Dimon's Concerns About the Rate Cap
During a panel at the World Economic Forum on January 17, 2026, Jamie Dimon, the CEO of JPMorgan Chase, expressed strong concerns about President Donald Trump's proposed 10% cap on credit card interest rates.
He described the cap as an "economic disaster," highlighting potential negative effects on the credit card industry.
Testing in Vermont and Massachusetts
Dimon proposed that instead of implementing a nationwide cap, the U.S. government should first test the proposed cap in Vermont and Massachusetts.
These states are notably represented by Senators Bernie Sanders and Elizabeth Warren, both of whom have advocated for a bill that would establish a similar cap on credit card rates for five years. Dimon's suggestion aimed to highlight the potential impact of such a policy.
Impact on Credit Card Business
Dimon warned that a nationwide cap on credit card rates could lead to a significant reduction in the credit card business for 80% of Americans. He emphasized that this would not only affect credit card companies but also have broader implications for various sectors, including restaurants, retailers, and municipalities.
He noted that these entities could face challenges in collecting payments if credit availability were reduced.
Banking Industry Response
In response to Trump's call for banks to voluntarily lower their interest rates, Dimon mentioned that many banks have pushed back against this directive.

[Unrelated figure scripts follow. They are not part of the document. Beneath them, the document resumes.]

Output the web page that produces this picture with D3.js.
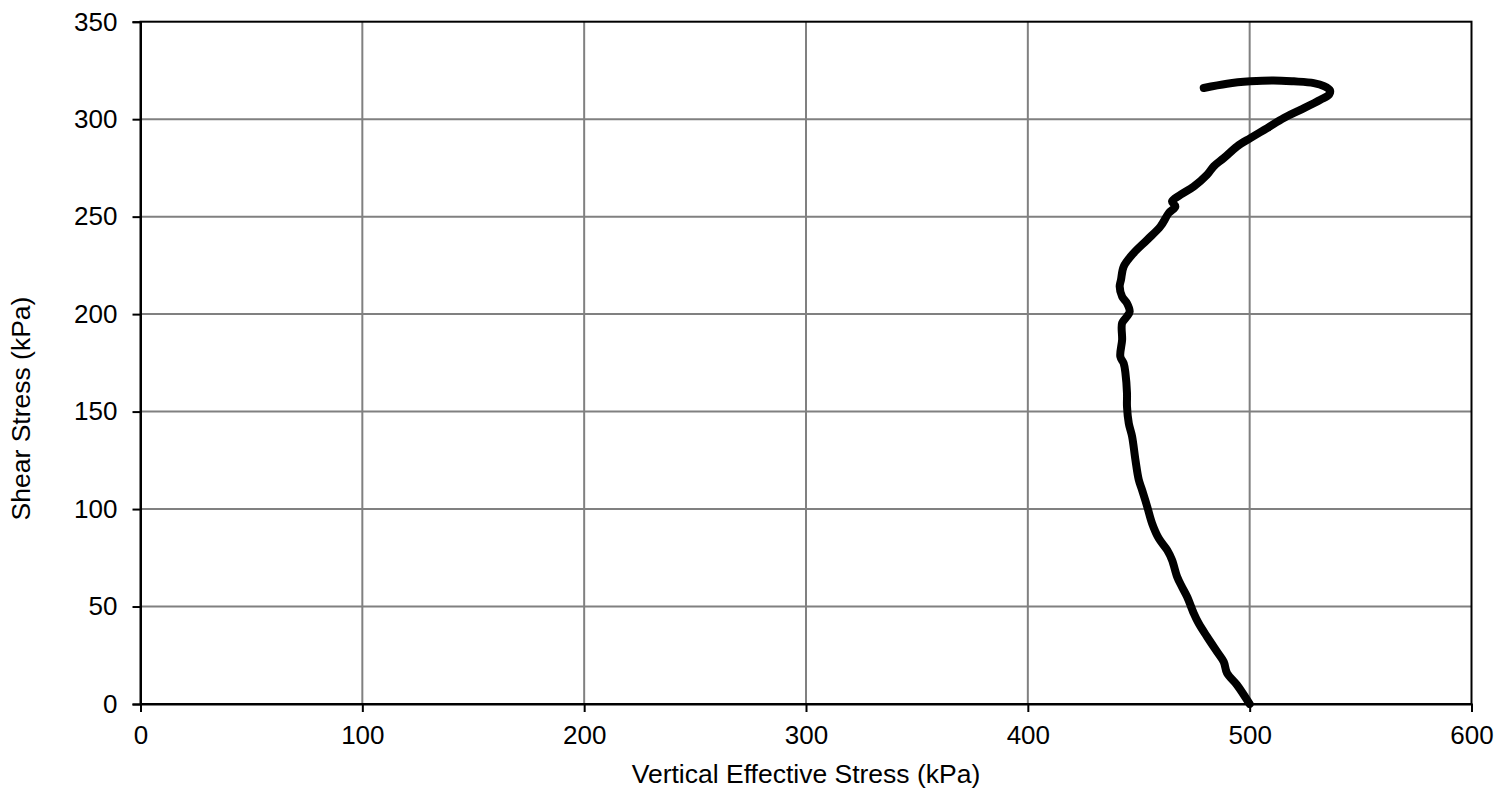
<!DOCTYPE html>
<html><head><meta charset="utf-8">
<script src="https://cdn.jsdelivr.net/npm/d3@7"></script>
<style>
html,body{margin:0;padding:0;background:#fff;}
text{font-family:"Liberation Sans",Arial,sans-serif;fill:#000;}
</style></head>
<body><svg id="c" width="1504" height="791"></svg>
<script>
const xTicks = [0,100,200,300,400,500,600];
const yTicks = [0,50,100,150,200,250,300,350];
const xTitle = "Vertical Effective Stress (kPa)";
const yTitle = "Shear Stress (kPa)";
const sigma = [500,494.3,489.8,488.3,485.3,480.8,477,474.8,471.8,469.5,467.3,465,462.8,459,456,453.8,451.5,450,448.5,447,445.5,444.7,444.7,444,443.2,441.7,442.5,442.5,444.7,445.9,444.7,442.5,441.4,442,443.2,447.7,453.8,459.8,463.5,466.5,465,468.8,474.8,480.8,483.8,488.3,494.3,500.3,507.9,515.4,522.9,531.9,535.8,536.2,533.5,528.9,519.9,510.8,500.3,489.8,479.3];
const tau = [0,9.75,15.8,21.7,26.8,34.5,41.4,46.5,55,60,65.3,73.9,79,85,92.7,101.3,109.8,115,125.2,137.2,144,152.6,159.4,169.7,174.8,178.2,186.8,195.4,198.8,201.3,205.6,209,214.2,217.6,224.4,231.3,238.1,245,251.8,255.2,257.8,261.2,265.5,271.5,275.8,280,286,290.3,295.4,300.6,304.8,310,312.6,314.8,317,318.5,319.4,319.9,319.4,318.2,316];

const L=140.5,R=1471.5,T=21.7,B=704;
const svg=d3.select("#c");
const x=d3.scaleLinear().domain([0,600]).range([L,R]);
const y=d3.scaleLinear().domain([0,350]).range([B,T]);

svg.append("g").selectAll("line").data(xTicks.slice(1,-1)).join("line")
 .attr("x1",d=>x(d)).attr("x2",d=>x(d)).attr("y1",T).attr("y2",B)
 .attr("stroke","#808080").attr("stroke-width",2);
svg.append("g").selectAll("line").data(yTicks.slice(1,-1)).join("line")
 .attr("y1",d=>y(d)).attr("y2",d=>y(d)).attr("x1",L).attr("x2",R)
 .attr("stroke","#808080").attr("stroke-width",2);

svg.append("rect").attr("x",L).attr("y",T).attr("width",R-L).attr("height",B-T)
 .attr("fill","none").attr("stroke","#000").attr("stroke-width",2);

const xAxis=svg.append("g").attr("transform",`translate(0,${B})`)
 .call(d3.axisBottom(x).tickValues(xTicks).tickSize(8).tickPadding(14).tickFormat(d3.format("d")));
const yAxis=svg.append("g").attr("transform",`translate(${L},0)`)
 .call(d3.axisLeft(y).tickValues(yTicks).tickSize(8).tickPadding(15).tickFormat(d3.format("d")));
[xAxis,yAxis].forEach(a=>{
  a.select(".domain").attr("stroke","#000").attr("stroke-width",2);
  a.selectAll(".tick line").attr("stroke","#000").attr("stroke-width",2);
  a.selectAll("text").attr("font-size",26).attr("font-family","Liberation Sans, Arial, sans-serif").attr("fill","#000");
});

const pts=sigma.map((s,i)=>[s,tau[i]]);
svg.append("path").datum(pts)
 .attr("d",d3.line().x(d=>x(d[0])).y(d=>y(d[1])).curve(d3.curveCatmullRom.alpha(0.5)))
 .attr("fill","none").attr("stroke","#000").attr("stroke-width",8)
 .attr("stroke-linejoin","round").attr("stroke-linecap","round");

svg.append("text").attr("x",(L+R)/2).attr("y",783).attr("text-anchor","middle")
 .attr("font-size",26.5).text(xTitle);
svg.append("text").attr("transform","translate(30,408.5) rotate(-90)").attr("text-anchor","middle")
 .attr("font-size",26.5).text(yTitle);
</script></body></html>
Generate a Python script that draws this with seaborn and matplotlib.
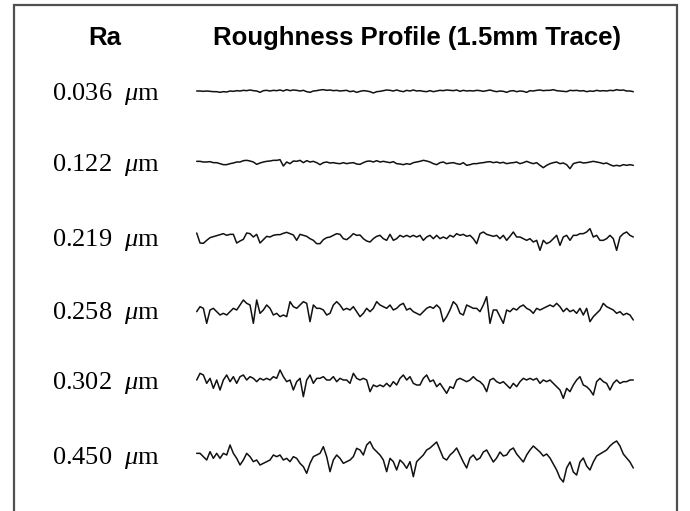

According to him, the primary argument from banks is that price controls could lead to lenders canceling accounts for many customers. This resistance reflects broader concerns within the banking industry regarding the feasibility and potential consequences of such a rate cap.
Future Analysis and Recommendations
Dimon indicated that JPMorgan Chase plans to provide the Trump administration with an analysis detailing the potential impacts of a national credit card rate cap.
He expressed a belief that while government involvement in pricing might not be ideal, it is necessary to address the current situation. His comments at the World Economic Forum aimed to spark a discussion on the implications of credit card rate regulation and its effects on consumers and businesses alike.